» Prompt
Tell how many lines in the data below include the word "image". The answer is the number only.

» Collected data
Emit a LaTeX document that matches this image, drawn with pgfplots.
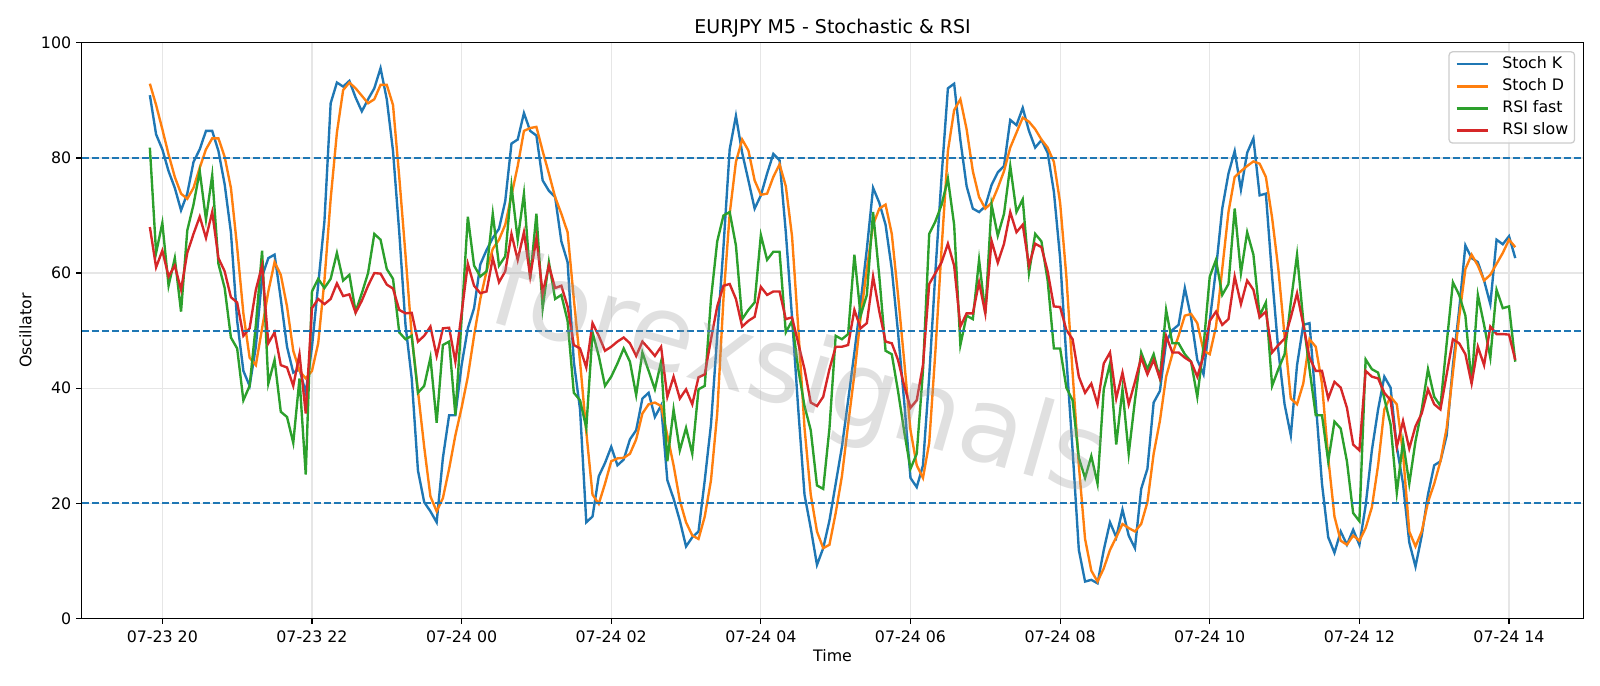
\documentclass[border=0pt]{standalone}
\usepackage{fontspec}
\setmainfont{DejaVu Sans}
\usepackage{pgfplots}
\pgfplotsset{compat=1.18}
\usepackage{pgfplotstable}

\definecolor{c0}{HTML}{1F77B4}
\definecolor{c1}{HTML}{FF7F0E}
\definecolor{c2}{HTML}{2CA02C}
\definecolor{c3}{HTML}{D62728}
\definecolor{gridc}{HTML}{E6E6E6}
\definecolor{legedge}{HTML}{CCCCCC}

% bar index (5-minute steps, 0 = 07-23 19:50), Stoch K, Stoch D, RSI fast, RSI slow
\pgfplotstableread{
i k d rf rs
0 90.9 92.9 81.8 68.0
1 84.1 89.2 63.5 61.0
2 81.5 85.0 68.7 63.9
3 77.7 80.6 57.8 59.4
4 74.8 76.7 62.6 61.3
5 70.9 73.8 53.3 57.1
6 73.8 72.9 67.4 63.5
7 79.3 74.8 71.9 66.8
8 81.5 78.3 77.7 69.8
9 84.7 81.5 69.3 66.1
10 84.7 83.4 77.0 70.6
11 81.2 83.4 61.6 62.6
12 75.4 80.2 57.4 60.3
13 67.1 74.8 48.8 55.8
14 51.7 64.5 46.9 54.9
15 43.0 53.0 37.9 49.1
16 40.4 45.3 40.4 50.4
17 47.2 44.0 51.0 57.1
18 59.4 50.4 63.9 61.3
19 62.6 56.8 40.8 47.8
20 63.2 61.9 44.9 49.7
21 55.5 59.7 35.9 44.0
22 47.2 54.2 35.0 43.6
23 42.7 46.5 30.5 40.4
24 43.3 43.0 41.7 45.9
25 39.2 41.7 25.0 35.6
26 47.2 43.0 56.8 53.9
27 58.0 47.8 59.0 55.5
28 69.0 58.7 57.4 54.6
29 89.5 72.9 59.0 55.5
30 93.1 84.4 63.5 58.2
31 92.4 91.8 58.7 56.0
32 93.4 93.1 59.7 56.3
33 90.5 92.1 53.3 53.1
34 88.1 90.8 56.5 55.2
35 90.2 89.5 60.0 57.8
36 92.1 90.2 66.8 60.0
37 95.6 92.7 65.8 59.9
38 90.2 92.7 60.7 58.0
39 81.2 89.2 59.0 57.3
40 67.1 76.7 49.7 53.6
41 51.0 63.2 48.5 53.0
42 41.7 49.1 49.1 53.1
43 25.7 39.5 39.2 48.1
44 20.2 29.8 40.4 49.1
45 18.6 21.2 45.3 50.7
46 16.7 18.6 34.0 45.6
47 27.9 20.9 47.5 50.4
48 35.3 26.0 48.1 50.5
49 35.3 31.8 35.3 44.6
50 44.0 36.6 52.0 53.0
51 50.4 42.0 69.8 61.6
52 53.9 49.1 61.3 57.8
53 61.5 55.5 59.4 56.5
54 64.0 60.3 60.3 56.8
55 66.1 64.2 70.3 62.6
56 67.7 65.8 61.3 58.4
57 72.5 68.4 62.9 60.3
58 82.5 73.5 75.1 66.8
59 83.2 78.6 65.8 62.3
60 87.8 84.7 73.8 67.1
61 84.7 85.2 59.0 59.4
62 83.9 85.4 70.3 66.1
63 76.1 81.2 53.9 56.5
64 74.3 77.3 61.9 61.3
65 73.2 73.2 55.5 57.4
66 65.5 70.3 56.2 57.8
67 61.9 67.1 51.7 54.2
68 44.6 55.5 39.2 47.5
69 36.3 44.6 37.9 46.9
70 16.7 32.4 33.1 43.6
71 17.7 21.5 49.7 51.3
72 24.7 19.9 45.6 49.1
73 27.0 23.4 40.4 46.5
74 29.8 27.3 42.0 47.2
75 26.6 27.8 44.3 48.1
76 27.6 27.9 46.9 48.8
77 31.1 28.6 44.6 47.8
78 32.7 31.1 38.8 45.6
79 38.2 35.6 46.2 48.1
80 39.2 37.2 43.0 46.9
81 35.0 37.5 39.8 45.6
82 37.0 36.9 44.6 47.2
83 24.0 31.8 27.3 38.5
84 20.8 26.6 36.3 42.0
85 17.0 20.5 29.2 38.2
86 12.5 16.7 33.1 39.8
87 14.1 14.4 28.6 37.2
88 15.1 13.8 39.8 41.9
89 24.0 17.7 40.4 42.4
90 33.7 24.0 55.5 48.5
91 49.1 35.6 65.5 54.2
92 64.5 55.5 70.0 57.8
93 81.5 70.3 70.6 58.1
94 87.3 79.3 64.8 55.5
95 80.9 83.2 52.0 50.7
96 76.1 81.3 53.6 51.7
97 71.2 76.1 54.9 52.4
98 73.5 73.6 66.6 57.6
99 77.3 73.8 62.3 56.2
100 80.7 76.7 63.7 56.8
101 79.6 78.9 63.7 56.8
102 67.1 75.1 49.7 52.0
103 52.3 66.4 51.7 52.3
104 36.3 50.4 43.3 47.8
105 21.5 33.1 36.9 43.3
106 15.7 21.5 32.7 37.5
107 9.3 15.1 23.1 36.9
108 12.2 12.2 22.5 38.5
109 17.0 12.8 33.0 43.3
110 23.4 18.3 49.1 47.2
111 29.8 24.7 48.5 47.2
112 37.9 33.7 49.4 47.5
113 46.2 42.4 63.2 53.6
114 54.9 52.3 52.6 50.4
115 64.2 60.7 56.2 51.3
116 74.8 68.4 70.6 59.4
117 72.2 71.2 59.4 53.3
118 68.4 71.9 46.5 48.1
119 60.7 66.8 45.9 47.8
120 49.7 56.2 39.5 44.9
121 37.5 44.6 32.4 40.4
122 24.4 32.7 26.0 36.6
123 22.8 26.6 28.6 37.9
124 26.6 24.4 43.0 44.0
125 42.0 30.5 66.8 58.1
126 60.3 46.5 69.0 60.0
127 77.0 64.5 71.9 61.9
128 92.1 81.2 76.4 65.1
129 92.9 88.3 68.4 61.3
130 83.1 90.2 47.5 50.7
131 75.1 85.0 52.6 53.0
132 71.2 77.7 52.0 53.0
133 70.6 73.2 62.3 58.4
134 71.6 71.2 53.0 53.0
135 75.3 72.2 71.9 65.6
136 77.5 74.8 66.5 61.8
137 78.6 77.7 70.3 65.1
138 86.6 81.8 78.6 70.6
139 85.7 84.4 70.6 67.1
140 88.7 87.0 72.8 68.4
141 84.7 86.3 60.0 61.3
142 81.8 85.0 66.8 65.1
143 83.1 83.2 65.5 64.5
144 80.9 81.8 58.7 60.3
145 74.1 79.3 46.9 54.2
146 62.6 72.2 46.9 54.1
147 45.3 59.4 40.1 50.1
148 29.2 42.7 37.9 48.5
149 11.9 26.6 27.9 42.0
150 6.4 13.8 24.4 39.2
151 6.7 8.3 28.2 40.8
152 6.1 6.4 23.4 37.2
153 11.9 8.7 39.8 44.3
154 16.7 11.9 44.3 46.2
155 14.1 14.1 30.2 38.2
156 18.9 16.4 39.8 42.7
157 14.4 15.7 28.6 37.2
158 12.2 15.1 37.9 41.1
159 22.5 16.4 46.2 45.3
160 26.0 20.2 43.3 42.4
161 37.5 28.6 45.9 44.9
162 39.5 34.3 41.7 41.7
163 48.0 42.0 53.6 49.1
164 50.1 45.9 47.8 46.2
165 51.0 49.1 47.8 46.2
166 57.4 52.6 45.9 45.3
167 52.3 52.9 44.6 44.6
168 44.9 51.3 38.5 42.0
169 42.4 46.5 47.2 45.6
170 51.7 45.9 59.4 51.7
171 60.7 50.7 62.3 53.3
172 71.2 60.7 56.2 51.0
173 77.3 70.6 58.1 52.0
174 81.2 76.7 71.2 59.4
175 74.5 77.7 60.0 54.6
176 80.9 78.6 67.1 58.7
177 83.4 79.4 63.2 57.1
178 73.5 79.0 52.6 52.3
179 73.8 76.7 54.9 53.3
180 59.4 69.6 40.4 46.2
181 46.5 60.7 43.3 47.5
182 37.2 49.1 45.9 48.6
183 31.8 38.2 54.9 52.3
184 44.0 37.2 63.2 56.5
185 51.0 40.8 51.7 51.0
186 51.3 48.5 43.3 45.3
187 37.5 47.2 35.3 43.0
188 23.4 40.8 35.3 43.0
189 14.1 27.9 27.3 38.2
190 11.4 17.7 34.2 41.1
191 15.1 13.5 33.0 40.1
192 12.8 12.8 27.3 36.6
193 15.4 14.4 18.3 30.2
194 12.8 13.5 16.9 29.2
195 19.6 15.7 45.0 43.0
196 29.2 19.3 43.3 42.0
197 36.3 26.6 42.7 41.7
198 42.0 36.3 38.2 39.2
199 40.1 38.5 33.7 37.9
200 29.8 37.2 21.8 29.8
201 23.4 28.6 30.8 34.3
202 13.2 15.1 23.4 29.5
203 9.0 12.5 30.8 33.4
204 14.4 15.1 36.3 35.6
205 21.5 20.2 43.3 39.8
206 26.6 23.4 38.5 37.2
207 27.3 27.3 36.9 36.3
208 31.8 33.1 47.8 42.4
209 44.0 42.7 58.4 48.5
210 53.6 52.3 56.2 47.8
211 64.8 60.7 52.6 45.9
212 62.6 63.2 40.8 40.8
213 61.9 61.3 56.2 47.2
214 58.7 58.7 51.0 44.0
215 54.6 59.7 45.3 50.7
216 65.8 61.6 57.1 49.4
217 65.0 63.5 53.9 49.4
218 66.4 65.8 54.2 49.3
219 62.6 64.5 44.6 44.9
}\osc

% overbought / midline / oversold levels
\pgfplotstableread{
x lvl
-10.95 20
229.95 20
}\lowlvl
\pgfplotstableread{
x lvl
-10.95 50
229.95 50
}\midlvl
\pgfplotstableread{
x lvl
-10.95 80
229.95 80
}\highlvl

\begin{document}
\begin{tikzpicture}
\begin{axis}[
  name=ax, at={(0,0)}, anchor=south west,
  scale only axis, width=1081.4bp, height=414.4bp,
  xmin=-10.95, xmax=229.95, ymin=0, ymax=100,
  xtick={2,26,50,74,98,122,146,170,194,218},
  xticklabels={07-23 20,07-23 22,07-24 00,07-24 02,07-24 04,07-24 06,07-24 08,07-24 10,07-24 12,07-24 14},
  ytick={0,20,40,60,80,100},
  tick align=outside, xtick pos=lower, ytick pos=left,
  major tick length=4bp,
  every tick/.style={black, line width=0.91bp},
  axis line style={line width=0.91bp},
  grid=major, major grid style={gridc, line width=0.91bp},
  tick label style={font=\fontsize{11.43}{13.7}\selectfont},
  xticklabel style={yshift=-1.5bp},
  /pgf/number format/assume math mode=true,
  title={EURJPY M5 - Stochastic \& RSI},
  every axis title/.style={at={(0.5,1)}, anchor=base, yshift=6.8bp, font=\fontsize{13.7}{16}\selectfont},
  xlabel={Time}, ylabel={Oscillator},
  label style={font=\fontsize{11.43}{13.7}\selectfont},
  xlabel style={at={(axis description cs:0.5,0)}, anchor=center, yshift=-27.1bp},
  ylabel style={at={(axis description cs:-0.0374,0.5)}, anchor=center},
  legend style={at={(axis description cs:1,1)}, anchor=north east, xshift=-6bp, yshift=-6bp,
    draw=legedge, line width=0.91bp, fill=white, fill opacity=0.8, text opacity=1, rounded corners=2.5bp,
    font=\fontsize{11.43}{13.7}\selectfont, row sep=2.1bp, inner xsep=4.57bp, inner ysep=2.1bp,
    nodes={inner xsep=0bp, inner ysep=1.5bp, text height=8.4bp, text depth=2.4bp},
    /tikz/every odd column/.append style={column sep=9.1bp}},
  legend cell align=left,
  legend image code/.code={\draw[#1] (0bp,0bp) -- (22.9bp,0bp);},
  clip=true,
]
\addplot[c0, line width=1.71bp] table[x=i, y=k] {\osc};
\addlegendentry{Stoch K}
\addplot[c1, line width=1.71bp] table[x=i, y=d] {\osc};
\addlegendentry{Stoch D}
\addplot[c2, line width=1.71bp] table[x=i, y=rf] {\osc};
\addlegendentry{RSI fast}
\addplot[c3, line width=1.71bp] table[x=i, y=rs] {\osc};
\addlegendentry{RSI slow}

\addplot[c0, line width=1.37bp, dash pattern=on 5.07bp off 2.19bp, forget plot] table[x=x, y=lvl] {\highlvl};
\addplot[c0, line width=1.37bp, dash pattern=on 5.07bp off 2.19bp, forget plot] table[x=x, y=lvl] {\midlvl};
\addplot[c0, line width=1.37bp, dash pattern=on 5.07bp off 2.19bp, forget plot] table[x=x, y=lvl] {\lowlvl};

\coordinate (wm) at (axis cs:104,41.5);
\end{axis}

% faint watermark across the plot
\node[rotate=-16, font=\fontsize{76}{80}\selectfont, text=black!40, opacity=0.3] at (wm) {forexsignals};

\pgfresetboundingbox
\path[use as bounding box] (-58.75bp,-48.67bp) rectangle (1093.25bp,445.25bp);
\end{tikzpicture}
\end{document}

» Full response
2